* GOAL OF THE EXERCISE *
Your copy of the material below should match it exactly, except that it holds no pictures.

* SOURCE EXCERPT *
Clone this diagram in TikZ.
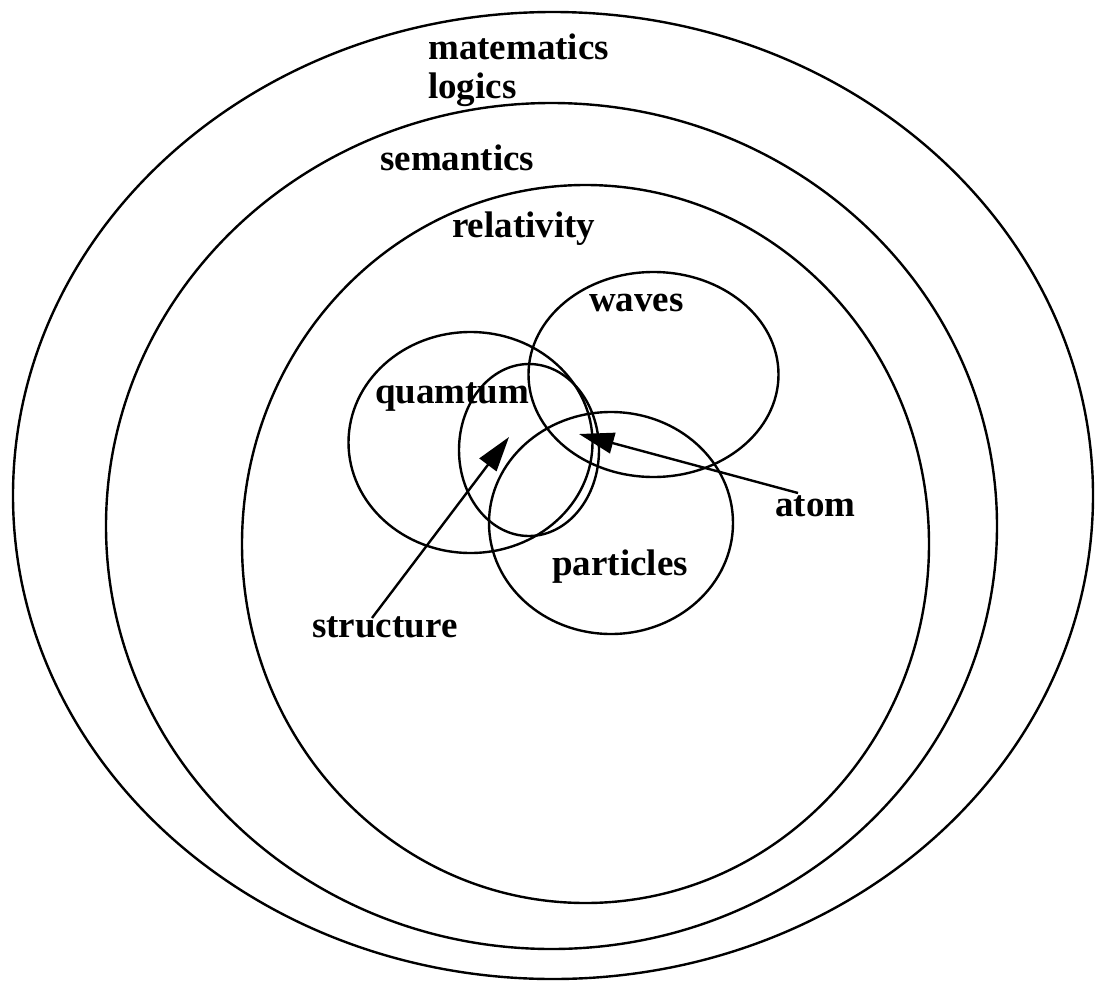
\documentclass[tikz,border=0pt]{standalone}
\usepackage{fontspec}
\setmainfont{Liberation Serif}
\usetikzlibrary{arrows.meta,shapes.geometric}
\begin{document}
\begin{tikzpicture}[x=1pt,y=-1pt,
  ring/.style={draw=black, line width=2.4pt, ellipse, inner sep=0pt, outer sep=0pt},
  word/.style={anchor=base west, inner sep=0pt, font=\fontsize{37}{44}\selectfont\bfseries},
  pointer/.style={draw=black, line width=2.4pt, -{Triangle[length=35pt,width=21pt]}}]
  \useasboundingbox (0,0) rectangle (1095,980);

  % nested domains
  \node[ring, minimum width=1080pt, minimum height=967pt] (math) at (553,495.5) {};
  \node[ring, minimum width=891pt,  minimum height=846pt] (sem)  at (551.5,526) {};
  \node[ring, minimum width=687pt,  minimum height=718pt] (rel)  at (585.5,544) {};

  % overlapping inner regions
  \node[ring, minimum width=244pt, minimum height=221pt] (quant) at (470.5,442.5) {};
  \node[ring, minimum width=140pt, minimum height=172pt] (core)  at (529,450) {};
  \node[ring, minimum width=250pt, minimum height=205pt] (wave)  at (653.5,374.5) {};
  \node[ring, minimum width=244pt, minimum height=222pt] (part)  at (611,523) {};

  % labels
  \node[word] (tmath)  at (428,59)  {matematics};
  \node[word] (tlog)   at (428,98)  {logics};
  \node[word] (tsem)   at (380,170) {semantics};
  \node[word] (trel)   at (452,237) {relativity};
  \node[word] (twave)  at (589,311) {waves};
  \node[word] (tquant) at (375,403) {quamtum};
  \node[word] (tpart)  at (552,575) {particles};
  \node[word] (tstr)   at (312,637) {structure};
  \node[word] (tatom)  at (775,516) {atom};

  % pointers
  \coordinate (strfrom) at (372,618);
  \coordinate (strto)   at (509,437);
  \coordinate (atomfrom) at (798,493);
  \coordinate (atomto)   at (579,434);
  \draw[pointer] (strfrom) -- (strto);
  \draw[pointer] (atomfrom) -- (atomto);
\end{tikzpicture}
\end{document}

* RESULT FOR THIS EXERCISE *
Clone this diagram in TikZ.
\documentclass[tikz,border=0pt]{standalone}
\usepackage{fontspec}
\setmainfont{Liberation Serif}
\usetikzlibrary{arrows.meta,shapes.geometric}
\begin{document}
\begin{tikzpicture}[x=1pt,y=-1pt,
  ring/.style={draw=black, line width=2.4pt, ellipse, inner sep=0pt, outer sep=0pt},
  word/.style={anchor=base west, inner sep=0pt, font=\fontsize{37}{44}\selectfont\bfseries},
  pointer/.style={draw=black, line width=2.4pt, -{Triangle[length=35pt,width=21pt]}}]
  \useasboundingbox (0,0) rectangle (1095,980);

  % nested domains
  \node[ring, minimum width=1080pt, minimum height=967pt] (math) at (553,495.5) {};
  \node[ring, minimum width=891pt,  minimum height=846pt] (sem)  at (551.5,526) {};
  \node[ring, minimum width=687pt,  minimum height=718pt] (rel)  at (585.5,544) {};

  % overlapping inner regions
  \node[ring, minimum width=244pt, minimum height=221pt] (quant) at (470.5,442.5) {};
  \node[ring, minimum width=140pt, minimum height=172pt] (core)  at (529,450) {};
  \node[ring, minimum width=250pt, minimum height=205pt] (wave)  at (653.5,374.5) {};
  \node[ring, minimum width=244pt, minimum height=222pt] (part)  at (611,523) {};

  % labels
  \node[word] (tmath)  at (428,59)  {matematics};
  \node[word] (tlog)   at (428,98)  {logics};
  \node[word] (tsem)   at (380,170) {semantics};
  \node[word] (trel)   at (452,237) {relativity};
  \node[word] (twave)  at (589,311) {waves};
  \node[word] (tquant) at (375,403) {quamtum};
  \node[word] (tpart)  at (552,575) {particles};
  \node[word] (tstr)   at (312,637) {structure};
  \node[word] (tatom)  at (775,516) {atom};

  % pointers
  \coordinate (strfrom) at (372,618);
  \coordinate (strto)   at (509,437);
  \coordinate (atomfrom) at (798,493);
  \coordinate (atomto)   at (579,434);
  \draw[pointer] (strfrom) -- (strto);
  \draw[pointer] (atomfrom) -- (atomto);
\end{tikzpicture}
\end{document}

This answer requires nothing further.